С одной стороны, надо понимать, что ты можешь что-то изменить на своем уровне, но, с другой стороны, надо понимать также, что нынешний процесс более масштабный, чем то, что можно изменить, выйдя с плакатом на улицу. У святителя Игнатия (Брянчанинова) в книге «Отечник» есть заключение, где он пишет, что это попущение Божие: не дерзни его остановить своей немощной рукой. То, что сейчас происходит, – это совокупный выбор миллионов людей. Миллионы людей жили как жили, просто они не понимали, что каждый человек – это как молекула H2O: испарение поднимается, молекулы друг с другом сталкиваются, формируется электрический заряд, который рождает молнию. Так же и люди: мы, когда друг с другом ссоримся, не всегда понимаем, что аккумуляция этих зарядов имеет накопительный характер. То есть мы отчасти тоже ответственны за то, что произошло. Соответственно, когда миллионы импульсов аккумулировались, остановить их, встав на пути этого водоворота, не получится: скорее он тебя сомнет. Что-то сделать, конечно, можно, но, чтобы что-то сделать, лучше прочитать книгу Тростникова. Когда человек понимает смысл духовных законов исторических процессов, тогда он может в эти процессы вписаться.

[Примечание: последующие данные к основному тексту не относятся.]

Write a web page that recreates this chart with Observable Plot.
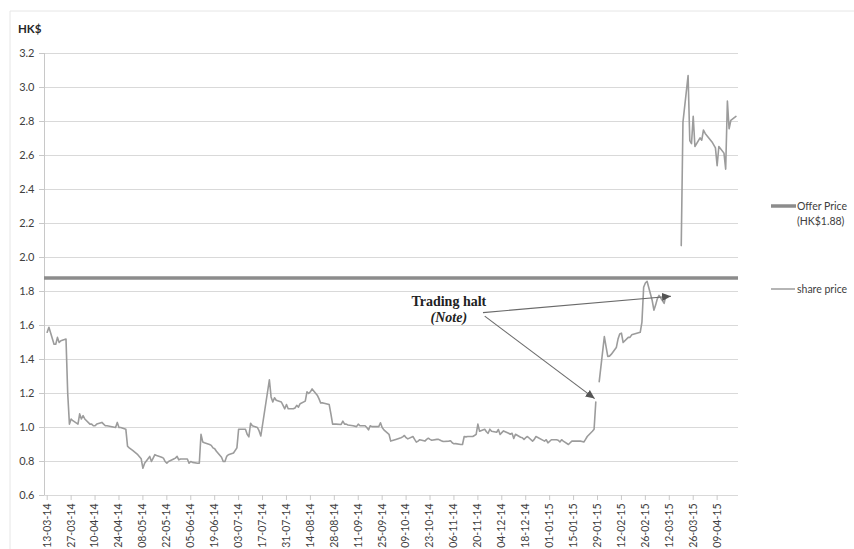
<!DOCTYPE html>
<html><head><meta charset="utf-8">
<script src="https://cdn.jsdelivr.net/npm/d3@7"></script>
<script src="https://cdn.jsdelivr.net/npm/@observablehq/plot@0.6"></script>
<style>body{margin:0;background:#fff;}</style>
</head><body><div id="chart"></div>
<script>
// ---- data ----
const dates = [
"2014-03-13","2014-03-14","2014-03-17","2014-03-18","2014-03-19","2014-03-20","2014-03-21","2014-03-24","2014-03-25","2014-03-26",
"2014-03-27","2014-03-28","2014-03-31","2014-04-01","2014-04-02","2014-04-03","2014-04-04","2014-04-07","2014-04-08","2014-04-09",
"2014-04-10","2014-04-11","2014-04-14","2014-04-15","2014-04-16","2014-04-17","2014-04-22","2014-04-23","2014-04-24","2014-04-25",
"2014-04-28","2014-04-29","2014-04-30","2014-05-02","2014-05-05","2014-05-07","2014-05-08","2014-05-09","2014-05-12","2014-05-13",
"2014-05-14","2014-05-15","2014-05-16","2014-05-19","2014-05-20","2014-05-21","2014-05-22","2014-05-23","2014-05-26","2014-05-27",
"2014-05-28","2014-05-29","2014-05-30","2014-06-03","2014-06-04","2014-06-05","2014-06-06","2014-06-09","2014-06-10","2014-06-11",
"2014-06-12","2014-06-13","2014-06-16","2014-06-17","2014-06-18","2014-06-19","2014-06-20","2014-06-23","2014-06-24","2014-06-25",
"2014-06-26","2014-06-27","2014-06-30","2014-07-02","2014-07-03","2014-07-04","2014-07-07","2014-07-08","2014-07-09","2014-07-10",
"2014-07-11","2014-07-14","2014-07-15","2014-07-16","2014-07-21","2014-07-22","2014-07-23","2014-07-24","2014-07-25","2014-07-28",
"2014-07-29","2014-07-30","2014-07-31","2014-08-01","2014-08-04","2014-08-05","2014-08-06","2014-08-07","2014-08-08","2014-08-11",
"2014-08-12","2014-08-13","2014-08-14","2014-08-15","2014-08-18","2014-08-19","2014-08-20","2014-08-21","2014-08-22","2014-08-25",
"2014-08-26","2014-08-27","2014-08-28","2014-08-29","2014-09-01","2014-09-02","2014-09-03","2014-09-04","2014-09-05","2014-09-08",
"2014-09-10","2014-09-11","2014-09-12","2014-09-15","2014-09-16","2014-09-17","2014-09-18","2014-09-19","2014-09-22","2014-09-23",
"2014-09-24","2014-09-25","2014-09-26","2014-09-29","2014-09-30","2014-10-03","2014-10-06","2014-10-07","2014-10-08","2014-10-09",
"2014-10-10","2014-10-13","2014-10-14","2014-10-15","2014-10-16","2014-10-17","2014-10-20","2014-10-21","2014-10-22","2014-10-23",
"2014-10-24","2014-10-27","2014-10-28","2014-10-29","2014-10-30","2014-10-31","2014-11-03","2014-11-04","2014-11-05","2014-11-06",
"2014-11-07","2014-11-10","2014-11-11","2014-11-12","2014-11-13","2014-11-14","2014-11-17","2014-11-18","2014-11-19","2014-11-20",
"2014-11-21","2014-11-24","2014-11-25","2014-11-26","2014-11-27","2014-11-28","2014-12-01","2014-12-02","2014-12-03","2014-12-04",
"2014-12-05","2014-12-08","2014-12-09","2014-12-10","2014-12-11","2014-12-12","2014-12-15","2014-12-16","2014-12-17","2014-12-18",
"2014-12-19","2014-12-22","2014-12-23","2014-12-24","2014-12-29","2014-12-30","2014-12-31","2015-01-02","2015-01-05","2015-01-06",
"2015-01-07","2015-01-08","2015-01-09","2015-01-12","2015-01-13","2015-01-14","2015-01-15","2015-01-16","2015-01-19","2015-01-20",
"2015-01-21","2015-01-22","2015-01-23","2015-01-26","2015-01-27","2015-01-28","2015-01-29","2015-01-30","2015-02-02","2015-02-03",
"2015-02-04","2015-02-05","2015-02-06","2015-02-09","2015-02-10","2015-02-11","2015-02-12","2015-02-13","2015-02-16","2015-02-17",
"2015-02-18","2015-02-23","2015-02-24","2015-02-25","2015-02-26","2015-02-27","2015-03-02","2015-03-03","2015-03-04","2015-03-05",
"2015-03-06","2015-03-09","2015-03-10","2015-03-11","2015-03-19","2015-03-20","2015-03-23","2015-03-24","2015-03-25","2015-03-26",
"2015-03-27","2015-03-30","2015-03-31","2015-04-01","2015-04-02","2015-04-06","2015-04-08","2015-04-09","2015-04-10","2015-04-13",
"2015-04-14","2015-04-15","2015-04-16","2015-04-17","2015-04-20"
];
const prices = [
1.56,1.59,1.49,1.49,1.53,1.50,1.51,1.52,1.20,1.02,
1.05,1.04,1.02,1.08,1.05,1.07,1.05,1.02,1.02,1.01,
1.01,1.02,1.03,1.02,1.01,1.01,1.00,1.03,1.00,1.00,
0.99,0.89,0.88,0.865,0.84,0.816,0.76,0.79,0.83,0.80,
0.82,0.84,0.835,0.825,0.82,0.80,0.79,0.80,0.815,0.82,
0.83,0.81,0.815,0.815,0.79,0.80,0.795,0.79,0.79,0.96,
0.915,0.91,0.90,0.895,0.88,0.875,0.86,0.825,0.80,0.80,
0.83,0.84,0.85,0.88,0.99,0.99,0.99,0.96,0.945,1.025,
1.01,1.00,0.98,0.95,1.28,1.18,1.15,1.175,1.16,1.15,
1.13,1.11,1.135,1.11,1.11,1.115,1.13,1.12,1.14,1.155,
1.21,1.20,1.21,1.227,1.19,1.17,1.145,1.145,1.143,1.135,
1.08,1.02,1.02,1.02,1.018,1.037,1.02,1.02,1.015,1.01,
1.005,1.02,1.01,1.01,1.00,0.986,1.01,1.005,1.005,1.005,
1.028,1.00,0.986,0.96,0.92,0.93,0.94,0.945,0.953,0.94,
0.933,0.947,0.93,0.914,0.92,0.928,0.92,0.93,0.937,0.93,
0.925,0.93,0.93,0.925,0.92,0.918,0.92,0.922,0.91,0.904,
0.905,0.90,0.90,0.947,0.945,0.947,0.947,0.953,0.96,1.02,
0.978,0.99,0.975,0.966,0.99,0.978,0.972,0.988,0.959,0.97,
0.98,0.966,0.96,0.966,0.936,0.96,0.943,0.94,0.93,0.94,
0.947,0.92,0.93,0.947,0.92,0.928,0.91,0.928,0.928,0.925,
0.915,0.928,0.92,0.90,0.91,0.92,0.92,0.92,0.92,0.918,
0.915,0.93,0.947,0.978,0.99,1.15,null,1.27,1.535,1.476,
1.418,1.42,1.43,1.47,1.52,1.55,1.555,1.50,1.53,1.53,
1.545,1.56,1.62,1.825,1.85,1.86,1.747,1.69,1.72,1.757,
1.777,1.73,1.777,null,2.07,2.796,3.07,2.688,2.67,2.83,
2.653,2.704,2.69,2.75,2.73,2.68,2.645,2.54,2.653,2.614,
2.52,2.92,2.757,2.806,2.83
];
const offerPrice = 1.88;
const yTicks = [0.6,0.8,1.0,1.2,1.4,1.6,1.8,2.0,2.2,2.4,2.6,2.8,3.0,3.2];
const xTickLabels = ["13-03-14","27-03-14","10-04-14","24-04-14","08-05-14","22-05-14","05-06-14","19-06-14","03-07-14","17-07-14",
"31-07-14","14-08-14","28-08-14","11-09-14","25-09-14","09-10-14","23-10-14","06-11-14","20-11-14","04-12-14","18-12-14",
"01-01-15","15-01-15","29-01-15","12-02-15","26-02-15","12-03-15","26-03-15","09-04-15"];
const xDomain = ["2014-03-11T10:00:00Z","2015-04-21T12:00:00Z"];
const haltText = ["Trading halt","(Note)"];
const haltTextPos = [{date:"2014-11-03", v:1.741}, {date:"2014-11-03", v:1.645}];
const haltArrows = [
  {x1:"2014-11-24", y1:1.655, x2:"2015-01-27T08:00:00Z", y2:1.17},
  {x1:"2014-11-23", y1:1.676, x2:"2015-03-13", y2:1.772}
];
const legendItems = ["Offer Price", "(HK$1.88)", "share price"];

// ---- build ----
const parseTick = d3.utcParse("%d-%m-%y");
const fmtTick = d3.utcFormat("%d-%m-%y");
const tickDates = xTickLabels.map(parseTick);
const series = dates.map((d, i) => ({date: new Date(d + "T00:00:00Z"), price: prices[i]}));
const textData = haltText.map((t, i) => ({t, date: new Date(haltTextPos[i].date + "T00:00:00Z"), v: haltTextPos[i].v}));
const toDate = s => new Date(s.length > 10 ? s : s + "T00:00:00Z");
const arrowData = haltArrows.map(a => ({x1: toDate(a.x1), y1: a.y1, x2: toDate(a.x2), y2: a.y2}));

const gridColor = "#d9d9d9";
const lineColor = "#9c9c9c";
const offerColor = "#8c8c8c";
const textColor = "#404040";

const svg = Plot.plot({
  width: 854, height: 549,
  marginLeft: 44, marginRight: 116, marginTop: 53, marginBottom: 54,
  style: {fontFamily: "Lato, 'Open Sans', sans-serif", fontSize: "11px", background: "#fff", color: textColor},
  x: {type: "utc", domain: xDomain.map(s => new Date(s))},
  y: {domain: [0.6, 3.2]},
  marks: [
    Plot.ruleY(yTicks, {stroke: gridColor, strokeWidth: 1}),
    Plot.ruleX([new Date(xDomain[0])], {stroke: "#c8c8c8", strokeWidth: 1}),
    Plot.axisY(yTicks, {tickFormat: d3.format(".1f"), tickSize: 5, tickPadding: 5, stroke: "#c8c8c8", fill: textColor, label: null, fontSize: 11}),
    Plot.axisX(tickDates, {tickFormat: fmtTick, tickRotate: -90, tickSize: 5, tickPadding: 3, stroke: "#c8c8c8", fill: textColor, label: null, fontSize: 10.5}),
    Plot.ruleY([offerPrice], {stroke: offerColor, strokeWidth: 3.5}),
    Plot.line(series, {x: "date", y: "price", stroke: lineColor, strokeWidth: 1.6, curve: "linear"}),
    Plot.link(arrowData, {x1: "x1", y1: "y1", x2: "x2", y2: "y2", stroke: "#6a6a6a", strokeWidth: 1.1}),
    Plot.text(textData, {x: "date", y: "v", text: "t", fontFamily: "'Liberation Serif', 'Times New Roman', serif",
      fontSize: 14, fontWeight: "bold", fill: "#222", textAnchor: "middle"})
  ]
});

const s = d3.select(svg);
// italic for the note line
s.selectAll('g[aria-label="text"] text').each(function(d, i) {
  if (i === 1) d3.select(this).attr("font-style", "italic");
});
// filled arrowheads
const defs = s.insert("defs", ":first-child");
defs.append("marker").attr("id", "haltHead").attr("viewBox", "0 -5 10 10")
  .attr("refX", 10).attr("refY", 0).attr("markerWidth", 9).attr("markerHeight", 9)
  .attr("markerUnits", "userSpaceOnUse").attr("orient", "auto")
  .append("path").attr("d", "M0,-4.5L10,0L0,4.5Z").attr("fill", "#555");
s.selectAll('g[aria-label="link"] path').attr("marker-end", "url(#haltHead)");

// light chart border
s.append("line").attr("x1", 10).attr("x2", 854).attr("y1", 11).attr("y2", 11).attr("stroke", "#e6e6e6");
s.append("line").attr("x1", 10).attr("x2", 10).attr("y1", 11).attr("y2", 549).attr("stroke", "#e6e6e6");

// y unit label
s.append("text").attr("x", 18).attr("y", 33).attr("text-anchor", "start").attr("font-weight", "bold").attr("font-size", 11.5)
  .attr("fill", "#262626").text("HK$");

// legend
const lg = s.append("g").attr("font-size", 10.5).attr("fill", textColor).attr("text-anchor", "start");
lg.append("line").attr("x1", 771).attr("x2", 796).attr("y1", 206).attr("y2", 206).attr("stroke", offerColor).attr("stroke-width", 3.5);
lg.append("text").attr("x", 797).attr("y", 206).attr("dy", "0.35em").text(legendItems[0]);
lg.append("text").attr("x", 797).attr("y", 221).attr("dy", "0.35em").text(legendItems[1]);
lg.append("line").attr("x1", 771).attr("x2", 795).attr("y1", 289).attr("y2", 289).attr("stroke", lineColor).attr("stroke-width", 1.5);
lg.append("text").attr("x", 797).attr("y", 289).attr("dy", "0.35em").text(legendItems[2]);

document.getElementById("chart").appendChild(svg);
</script>
</body></html>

Уныние от бессилия и выход из него

Уныние, по учению Святых Отцов, рождается, когда наша сила напряжения, желание действовать наталкиваются на препятствия. Здесь крайне важно, если даже мы не можем делать то, что хочется, хотя бы не останавливать сам процесс деятельности. Даже если мы связаны по рукам и ногам, возьмем веник, будем убираться. Таким образом, кстати, в блокаду Ленинграда отбирали детей, которых можно было отправлять на большую землю. Были дети, которым еще можно было помочь, но, чтобы отправить их на большую землю по Ладожскому озеру, нужно было выбрать детей, у которых был максимально высокий иммунитет. Перед этими детьми клали веник. Кто из детей начинал подметать комнату, у того был потенциал к жизни. Хотя это бессмысленно, ведь идет война, бомбят, что ты здесь подметешь – но у кого-то из них срабатывала мысль: пусть весь этот хаос вокруг происходит, но я эту комнату подмету, хотя бы я это сделаю. Тогда понимали, что у этого ребенка есть силы для того, чтобы перенести этот трудный путь эвакуации. Поэтому, если вы способны в ситуациях, где вы ничего не можете изменить, просто взять веник и что-то подмести, значит вы, скорее всего, выживете. Если вы берете веник, вы уже не песчинка в жерновах истории.

В книге «Путь Архистратига», где разбирается вопрос плена, есть отрывок о том, что даже в ситуации плена, когда ты ничего не можешь изменить, ты можешь принять решение – молиться. «Без укрепления души – и тело не будет способно к твердости. Молитва к Богу и утверждение в вере помогут в плену не сломаться, не впасть в уныние, отчаяние. Осмысление своего долга даст ему [воину] силы сопротивляться как духовно, так и, по возможности, физически. Такой воин сможет стать инициатором не только мужественного претерпевания ситуации, но и поиска путей к изменению, к духовному и физическому сопротивлению противнику. Вся история нашего Отечества говорит о том, что в условиях нечеловеческого плена среди постоянных издевательств и унижений человек способен не только активно сопротивляться, но и побеждать противника как физически, так и духовно. Даже попав в плен, воин, имеющий веру, не капитулирует, он всегда готов к активному сопротивлению, как только позволят обстоятельства. Даже не имея возможности физически сопротивляться противнику, он борется с ним своим духовным оружием: молитвой за Отечество, за свой народ, за своих товарищей по оружию. Он укрепляет малодушных, помогает слабым, объединяет вокруг себя товарищей, верой в Бога делает из зайцев львов, а трусов превращает в отважных героев».

То есть хотя бы в чем-то нужно проявлять свою свободу, чтобы мозг не вошел в состояние регрессии, и тогда ты, может быть, начнешь видеть что-то большее, что-то сможешь изменить. Этим путем прошел Евгений Невесский, который прошел всю войну от начала до конца. У него были все шансы сломаться как психологически, так и физически, но внутренний настрой позволил ему не стать жертвой ПТСР и тревожности.

[1] «Хватит лгать! “Крысиное царство” в России должно быть уничтожено».

[2] АУЕ – «Арестантский уклад един», название российской криминальной субкультуры, состоящей из несовершеннолетних. Запрещена в России.

[3] Логан Дэйв, Фишер-Райт Хэли, Кинг Джо. Лидер и племя: пять уровней корпоративной культуры. М.: Манн, Иванов и Фербер, 2022 г. 304 с.

[4] Окситоцин – гормон, помогающий строить социальные связи.